Je me redresse vivement et tente de lui arracher des mains. Mais il la tient fermement et visiblement, il a bien plus de force que moi. Il tâte le papier, cherchant à découvrir ce qui se trouve à l’intérieur. Il doit se rendre compte qu’il ne s’agit pas de papier, type billet. De petits ronds commencent à prendre forme à travers le papier. Il fronce les sourcils et me foudroie une nouvelle fois du regard.

– C’est de la drogue, m’accuse-t-il.

Je pars dans un ricanement sec et tente à nouveau de m’emparer de mon bien, chèrement payé. Il tend le bras derrière lui, m’empêchant de le récupérer. C’est une blague ?!

– Le club de strip, la drogue, manque plus que la prostitution et on aura le parfait cliché, assène-t-il en me foudroyant du regard.

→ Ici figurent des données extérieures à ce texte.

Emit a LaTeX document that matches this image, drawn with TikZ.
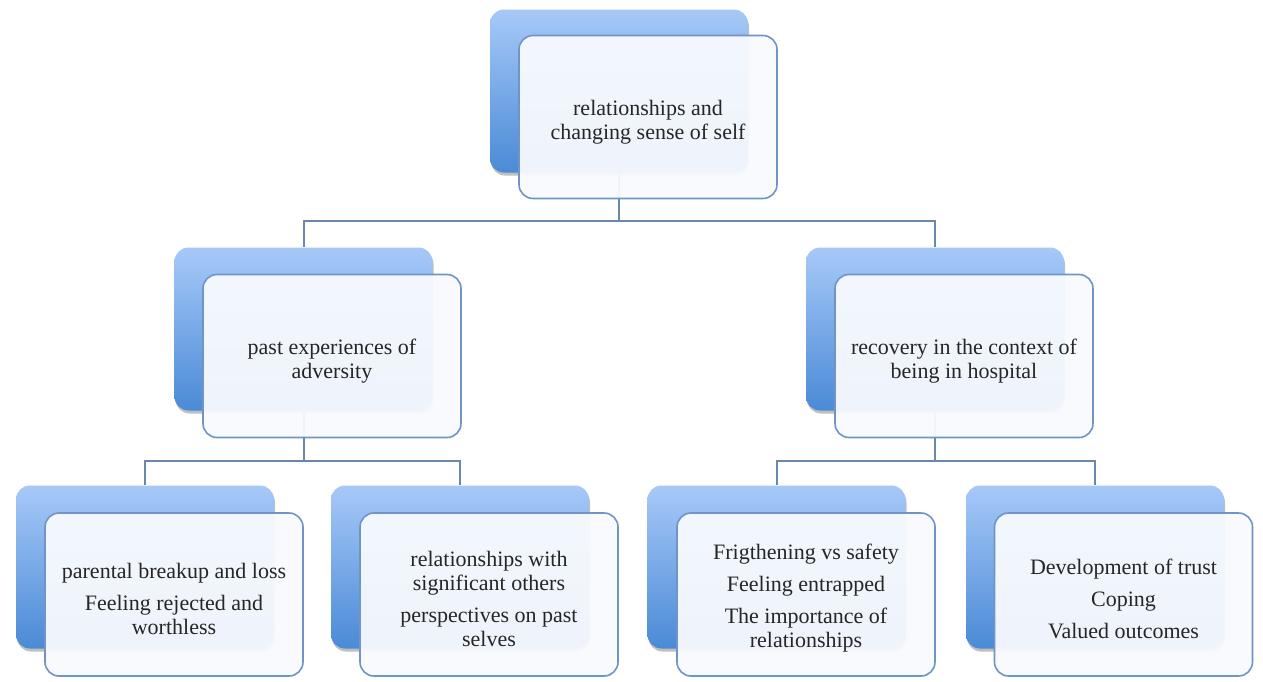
\documentclass[tikz,border=0pt]{standalone}
\usepackage{fontspec}
\setmainfont{Liberation Serif}
\usetikzlibrary{shadows}
\definecolor{boxtop}{HTML}{A7C9F8}
\definecolor{boxbottom}{HTML}{4A8AD6}
\definecolor{frontfill}{HTML}{F8FAFE}
\definecolor{edge}{HTML}{6F95C6}
\definecolor{wire}{HTML}{6A87AE}
\tikzset{
  backbox/.style={rounded corners=14pt, minimum width=258pt, minimum height=163pt,
    inner sep=0pt, top color=boxtop, bottom color=boxbottom, draw=none,
    drop shadow={shadow xshift=1pt, shadow yshift=-3pt, opacity=0.25, fill=black}},
  frontbox/.style={rounded corners=14pt, minimum width=258pt, minimum height=163pt,
    inner sep=0pt, draw=edge, line width=1.6pt, fill=frontfill, fill opacity=0.95},
  boxtext/.style={text=black!85, align=center, font=\fontsize{22}{24}\selectfont},
  wireline/.style={draw=wire, line width=2pt},
}
\begin{document}
\begin{tikzpicture}[x=1pt, y=-1pt]
\useasboundingbox[fill=white] (0,0) rectangle (1263,681);

% back boxes
\node[backbox] (b0) at (619,91) {};
\node[backbox] (b1) at (303.5,329) {};
\node[backbox] (b2) at (935,329) {};
\node[backbox] (c1) at (145,567) {};
\node[backbox] (c2) at (460,567) {};
\node[backbox] (c3) at (776.5,567) {};
\node[backbox] (c4) at (1095,567) {};

% junction points of the tree
\coordinate (j0) at (619,221);
\coordinate (j1) at (303.5,461);
\coordinate (j2) at (935,461);

% connectors
\draw[wireline] (b0.south) -- (j0) -| (b1.north);
\draw[wireline] (j0) -| (b2.north);
\draw[wireline] (b1.south) -- (j1) -| (c1.north);
\draw[wireline] (j1) -| (c2.north);
\draw[wireline] (b2.south) -- (j2) -| (c3.north);
\draw[wireline] (j2) -| (c4.north);

% front boxes and their labels
\node[frontbox] (f0) at (648,117) {};
\node[boxtext] (t0) at ([yshift=-5pt]f0.center) {relationships and\\changing sense of self};
\node[frontbox] (f1) at (332,356) {};
\node[boxtext] (t1) at ([yshift=-5pt]f1.center) {past experiences of\\adversity};
\node[frontbox] (f2) at (964,356) {};
\node[boxtext] (t2) at ([yshift=-5pt]f2.center) {recovery in the context of\\being in hospital};
\node[frontbox] (g1) at (174,594.5) {};
\node[boxtext] (u1) at ([yshift=-4pt]g1.center) {parental breakup and loss\\[8pt]Feeling rejected and\\worthless};
\node[frontbox] (g2) at (489,594.5) {};
\node[boxtext] (u2) at ([yshift=-4pt]g2.center) {relationships with\\significant others\\[8pt]perspectives on past\\selves};
\node[frontbox] (g3) at (806,594.5) {};
\node[boxtext] (u3) at ([yshift=-4pt]g3.center) {Frigthening vs safety\\[8pt]Feeling entrapped\\[8pt]The importance of\\relationships};
\node[frontbox] (g4) at (1123.5,594.5) {};
\node[boxtext] (u4) at ([yshift=-4pt]g4.center) {Development of trust\\[8pt]Coping\\[8pt]Valued outcomes};
\end{tikzpicture}
\end{document}
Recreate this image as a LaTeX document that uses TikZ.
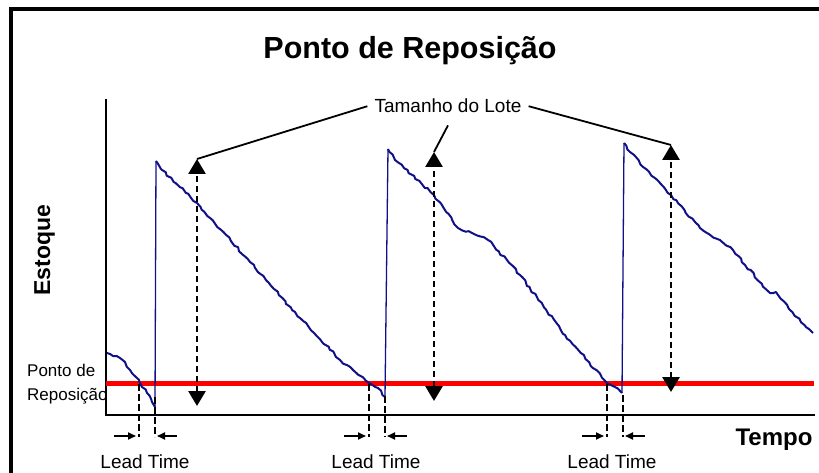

J’ouvre la bouche comme un poisson hors de l’eau tellement choquée par ses propos, mais pour qui me prend-il ? J’entre dans une colère monstre et ne me retiens pas, ma main s’abat sur sa joue et j’en profite pour récupérer l’enveloppe.

– Vous n’êtes qu’un gros connard ! m’écrié-je, les joues rouges. Un gros connard !

Je n’en reviens pas ! C’est tout bonnement hallucinant. Je cherche à nouveau à droite et à gauche pensant peut-être trouver une caméra cachée. On me fait une blague, ce n’est pas possible. Cependant, rien ne vient. Je suis vraiment en train de me faire insulter de pute par un homme que je ne connais même pas !

Je fourre sèchement l’enveloppe dans mon sac et pointe un doigt sur son torse alors qu’il se frotte encore la joue, il ne l’a sans doute pas vu venir celle-là.

– Je ne sais pas ce que je vous ai fait mais putain, foutez-moi la paix ! Passe encore votre comportement odieux au diner, mais là ? Ce soir ?! Bordel, mais qu’est-ce que vous foutez là ? Et ce dont vous m’accusez ?! ricané-je mauvaise en secouant la tête. Vous ne me connaissez pas ! Je n’ai absolument rien à vous prouver et dois-je vous rappeler ce que vous m’avez dit dans le club ?

Je le sonde un instant, il me fixe le regard brillant. La noirceur que j’y ai toujours vue a disparu. Je dirais même qu’il semble intrigué, fasciné, par mon emportement, ma réaction et ma colère.

– Vous m’avez dit que vous vous en foutiez, alors restons-en là.

Je ne lui laisse pas le temps pour me répondre et fais demi-tour vers ma voiture. Les mains tremblantes, j’insère la clé et ouvre la portière.

– Je ne sais rien de vous je sais bien, mais je sais que la drogue n’est pas une solution, lâche-t-il dans mon dos.

Je ne prends même pas la peine d’ajouter quoi que ce soit, il n’en vaut pas la peine.

Pourquoi je perdrais mon temps avec lui ?

Totalement déconcertée et en colère, je rejoins mon appartement. Je n’arrive toujours pas à croire ce qui vient de se passer.